There’s been tons of opposition to building up in Vancouver, especially outside of downtown. Opposition isn’t unique to indigenous builders.

What is unique is that nimbys have a new arsenal of tactics to use as to why this isn’t a good idea eg “concrete skyscrapers aren’t the indigenous way so you shouldn’t build your project.”


In a thread full of people with weird preconceptions talking past each-other, this is the most perfectly wrong statement anyone has made.

The people you're talking about would strangle this entire country to death (and have) before allowing a single 3-story building to be built outside of the small areas that were already been zoned for it 80 years ago.

The Canadian Indigenous identity issues tied up in this project are the only force that have ever been powerful enough to bludgeon them into submission, just this one time.


You're making my point. I was responding to this comment:

>Skyscrapers are not an indigenous lifestyle. I suppose that's not okay to bring up in this context?

If people are going to oppose this project, don't do it on the basis of some vaguely bigoted notion that "these skyscrapers don't match the indigenous lifestyle". As if that's the reason the project's opponents are opposing it. It's clearly a smokescreen being deployed because they actually dislike the project for NIMBY reasons (e.g., "it'll block my view", "it'll reduce the value of my nearby properties").

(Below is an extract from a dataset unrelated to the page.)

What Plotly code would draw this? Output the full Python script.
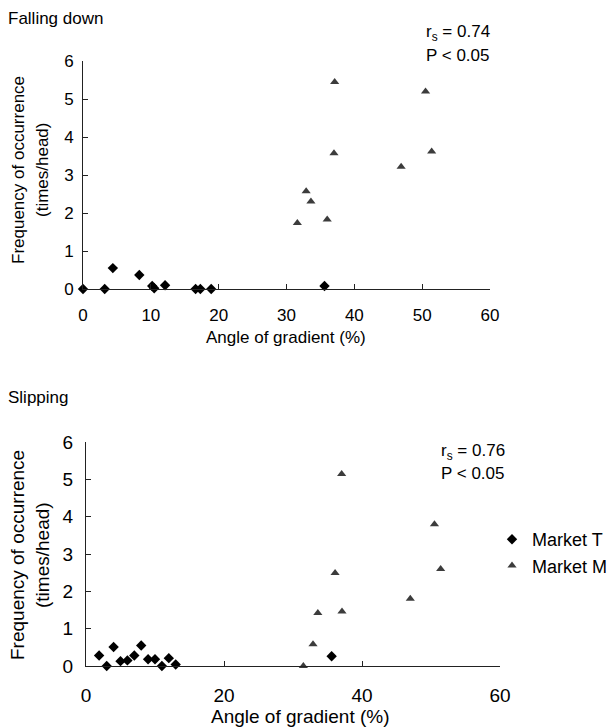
import plotly.graph_objects as go

# Falling down
fall_T_x = [0, 3.2, 4.4, 8.3, 10.2, 10.5, 12.1, 16.6, 17.3, 18.9, 35.6]
fall_T_y = [0, 0, 0.55, 0.37, 0.08, 0.02, 0.1, 0, 0, 0, 0.08]
fall_M_x = [37.1, 50.5, 37.0, 51.4, 46.9, 32.9, 33.6, 36.0, 31.6]
fall_M_y = [5.45, 5.2, 3.57, 3.62, 3.22, 2.57, 2.3, 1.83, 1.74]

# Slipping
slip_T_x = [1.9, 3.0, 4.0, 5.0, 6.0, 7.0, 8.0, 9.0, 10.0, 11.0, 12.0, 13.0, 35.6]
slip_T_y = [0.28, 0, 0.51, 0.13, 0.15, 0.28, 0.55, 0.18, 0.18, 0, 0.21, 0.04, 0.26]
slip_M_x = [37.05, 50.5, 51.4, 36.1, 47.0, 33.6, 37.1, 32.9, 31.5]
slip_M_y = [5.14, 3.8, 2.6, 2.49, 1.8, 1.42, 1.46, 0.58, 0]

series_names = ["Market T", "Market M"]
panel_titles = ["Falling down", "Slipping"]
stats = [("0.74", "0.05"), ("0.76", "0.05")]
x_title = "Angle of gradient (%)"
y_title = ["Frequency of occurrence", "(times/head)"]

# the page body adds an 8px margin, so the figure is drawn 8px smaller
OFF = 8
W, H = 615 - OFF, 727 - OFF
FONT = "Liberation Sans, Arial, sans-serif"
T_COL = "#000000"
M_COL = "#3c3c3c"

fig = go.Figure()

def px_x(p):
    return (p - OFF) / W

def px_y(p):
    return 1 - (p - OFF) / H

fig.add_trace(go.Scatter(x=fall_T_x, y=fall_T_y, mode="markers", name=series_names[0],
                         marker=dict(symbol="diamond", size=8, color=T_COL),
                         cliponaxis=False, showlegend=False, xaxis="x", yaxis="y"))
fig.add_trace(go.Scatter(x=fall_M_x, y=fall_M_y, mode="markers", name=series_names[1],
                         marker=dict(symbol="triangle-up", size=8, color=M_COL),
                         cliponaxis=False, showlegend=False, xaxis="x", yaxis="y"))
fig.add_trace(go.Scatter(x=slip_T_x, y=slip_T_y, mode="markers", name=series_names[0],
                         marker=dict(symbol="diamond", size=8, color=T_COL),
                         cliponaxis=False, xaxis="x2", yaxis="y2"))
fig.add_trace(go.Scatter(x=slip_M_x, y=slip_M_y, mode="markers", name=series_names[1],
                         marker=dict(symbol="triangle-up", size=8, color=M_COL),
                         cliponaxis=False, xaxis="x2", yaxis="y2"))

def ax(size, standoff, **kw):
    d = dict(showgrid=False, zeroline=False, showline=True, linecolor="#222",
             linewidth=1, ticks="inside", ticklen=5, tickcolor="#222", automargin=False,
             tickfont=dict(size=size, family=FONT, color="#000"), ticklabelstandoff=standoff)
    d.update(kw)
    return d

fig.update_layout(
    width=W, height=H, margin=dict(l=0, r=0, t=0, b=0, autoexpand=False),
    paper_bgcolor="white", plot_bgcolor="white",
    font=dict(family=FONT, color="#000"),
    xaxis=ax(17, 11, domain=[px_x(83), px_x(490)], range=[0, 60], dtick=10, anchor="y"),
    yaxis=ax(17, 5, domain=[px_y(289), px_y(61)], range=[0, 6], dtick=1, anchor="x"),
    xaxis2=ax(19, 12, domain=[px_x(86), px_x(500)], range=[0, 60], dtick=20, anchor="y2"),
    yaxis2=ax(19, 8, domain=[px_y(666), px_y(442)], range=[0, 6], dtick=1, anchor="x2"),
    legend=dict(x=px_x(492), y=px_y(521), xanchor="left", yanchor="top",
                font=dict(size=18, family=FONT, color="#000"), itemwidth=30,
                bgcolor="rgba(0,0,0,0)"),
)

def txt(text, x, y, size, xanchor="left", yanchor="middle", angle=0, align="left"):
    return dict(text=text, x=px_x(x), y=px_y(y), xref="paper", yref="paper",
                xanchor=xanchor, yanchor=yanchor, showarrow=False, textangle=angle,
                align=align, font=dict(size=size, family=FONT, color="#000"))

annotations = [
    txt(panel_titles[0], 6, 18, 17),
    txt(panel_titles[1], 6, 398, 17),
    txt("r<sub>s</sub> = " + stats[0][0], 424, 33, 17),
    txt("P < " + stats[0][1], 424, 55, 17),
    txt("r<sub>s</sub> = " + stats[1][0], 439, 452, 17),
    txt("P < " + stats[1][1], 439, 473, 17),
    txt(x_title, 286, 338, 17, xanchor="center"),
    txt(x_title, 300, 716, 19, xanchor="center"),
    txt(y_title[0], 18, 170, 17, xanchor="center", angle=-90),
    txt(y_title[1], 42, 170, 17, xanchor="center", angle=-90),
    txt(y_title[0], 17, 555, 19, xanchor="center", angle=-90),
    txt(y_title[1], 42, 555, 19, xanchor="center", angle=-90),
]
fig.update_layout(annotations=annotations)

fig.write_html("out.html")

(Whether the commenter I'm responding to actually believes this is immaterial. The article quoted a local government official who basically said the same thing.)


Skyscrapers not being indigenous has no bearing on whether they should be built or not.

I think we all agree on that. Here's what's really bothering me.

How did you arrive at the conclusion that the quote is implication of opposition to this development? Aside from the author of the article not so subtly injecting that implication, with no context, there's literally nothing to indicate that.


I get concerned when anyone builds a skyscraper. It's typically purported to increase density and thereby create affordable housing. What actually happens is that I still can't afford anything in the skyscrapers, even in non major metros, and I'm in the top 1% of earners. I guess affordable only applies to the top half of a percent?

Destroying land to build them, I don't care who's land, is typically in opposition to environmental efforts. So before you say it's not my business, stop and consider that this is everyone's business. And using minorities as a scapegoat through what might be an underhanded deal might be pretty disgusting.

Since I don't know which it is, I'm asking.


Notice that asking questions is downvoted. Horrifying. Must be someone very rich that wants another skyscraper apartment that the rest of us can't afford, no matter how many lives they ruin.


I'm not sure you understand my question. I don't see from the quote that there is any concern. Where are you drawing that from?